【GiantPandaCV導(dǎo)語】這篇文章主要是基于Relay 卷積算子和TOPI Resize算子來梳理了一下TVM的算子扭轉(zhuǎn)和實現(xiàn)的具體過程，在這個過程中也了解到了對于不同的后端，TVM提供了各種scheduler來幫助模型加速。最后，希望看完這篇文章的讀者能有所收獲。其實自己看TVM算子扭轉(zhuǎn)和實現(xiàn)的過程中對于一些小細(xì)節(jié)把握得不夠，也歡迎大家和我一起討論。（另，本人剛接觸TVM，不是帶佬，請不要一直知乎私信我做TVM相關(guān)的項目了，謝謝）。

0x0. 回顧

上篇文章詳細(xì)的梳理了TVM的ONNX前端，我們知道了TVM是如何加載ONNX模型并將ONNX的算子轉(zhuǎn)換為Relay表達式的。這篇文章我們將以卷積算子為例，來看一下Relay 表達式是如何轉(zhuǎn)換為TOPI算子并結(jié)合TVM的scheduler在后端上運行的。
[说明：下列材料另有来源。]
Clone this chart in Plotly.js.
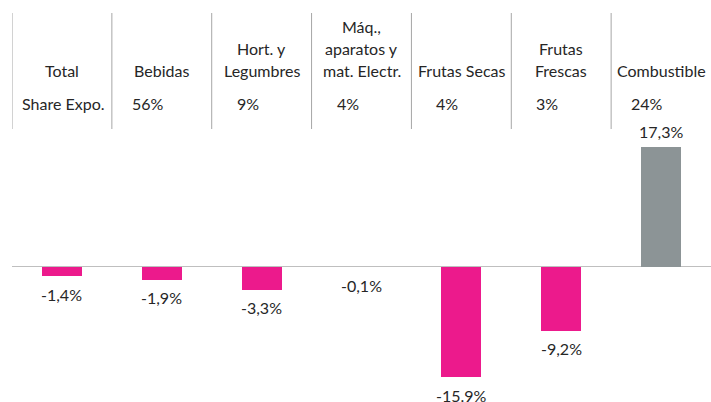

0x1. Relay 卷積算子的扭轉(zhuǎn)過程

首先還是來到ONNX前端，我們把ONNX的卷積OP轉(zhuǎn)換為TVM OP這個類貼出來：

class Conv(OnnxOpConverter):
    """Operator converter for Conv."""

    @classmethod
    def _impl_v1(cls, inputs, attr, params):
        # Use shape of input to determine convolution type.
        data = inputs[0]
        input_shape = infer_shape(data)
        ndim = len(input_shape)
  # 處理ONNX的卷積算子屬性和TVM Relay的卷積OP屬性不一致的問題
        kernel_type = infer_type(inputs[1])
        kernel_shapes = [get_const_tuple(kernel_type.checked_type.shape)]
        if "kernel_shape" not in attr:
            attr["kernel_shape"] = kernel_shapes[0][2:]
  
        if "auto_pad" in attr:
            attr["auto_pad"] = attr["auto_pad"].decode("utf-8")
            if attr["auto_pad"] in ("SAME_UPPER", "SAME_LOWER"):
                # Warning: Convolution does not yet support dynamic shapes,
                # one will need to run dynamic_to_static on this model after import
                data = autopad(
                    data,
                    attr.get("strides", [1] * (ndim - 2)),
                    attr["kernel_shape"],
                    attr.get("dilations", [1] * (ndim - 2)),
                    ndim,
                )
            elif attr["auto_pad"] == "VALID":
                attr["pads"] = tuple([0 for i in range(ndim - 2)])
            elif attr["auto_pad"] == "NOTSET":
                pass
            else:
                msg = 'Value {} in attribute "auto_pad" of operator Conv is invalid.'
                raise tvm.error.OpAttributeInvalid(msg.format(attr["auto_pad"]))
            attr.pop("auto_pad")
        # 完成屬性的轉(zhuǎn)換以及OP轉(zhuǎn)換
        out = AttrCvt(
            op_name=dimension_picker("conv"),
            transforms={
                "kernel_shape": "kernel_size",
                "dilations": ("dilation", 1),
                "pads": ("padding", 0),
                "group": ("groups", 1),
            },
            custom_check=dimension_constraint(),
        )([data, inputs[1]], attr, params)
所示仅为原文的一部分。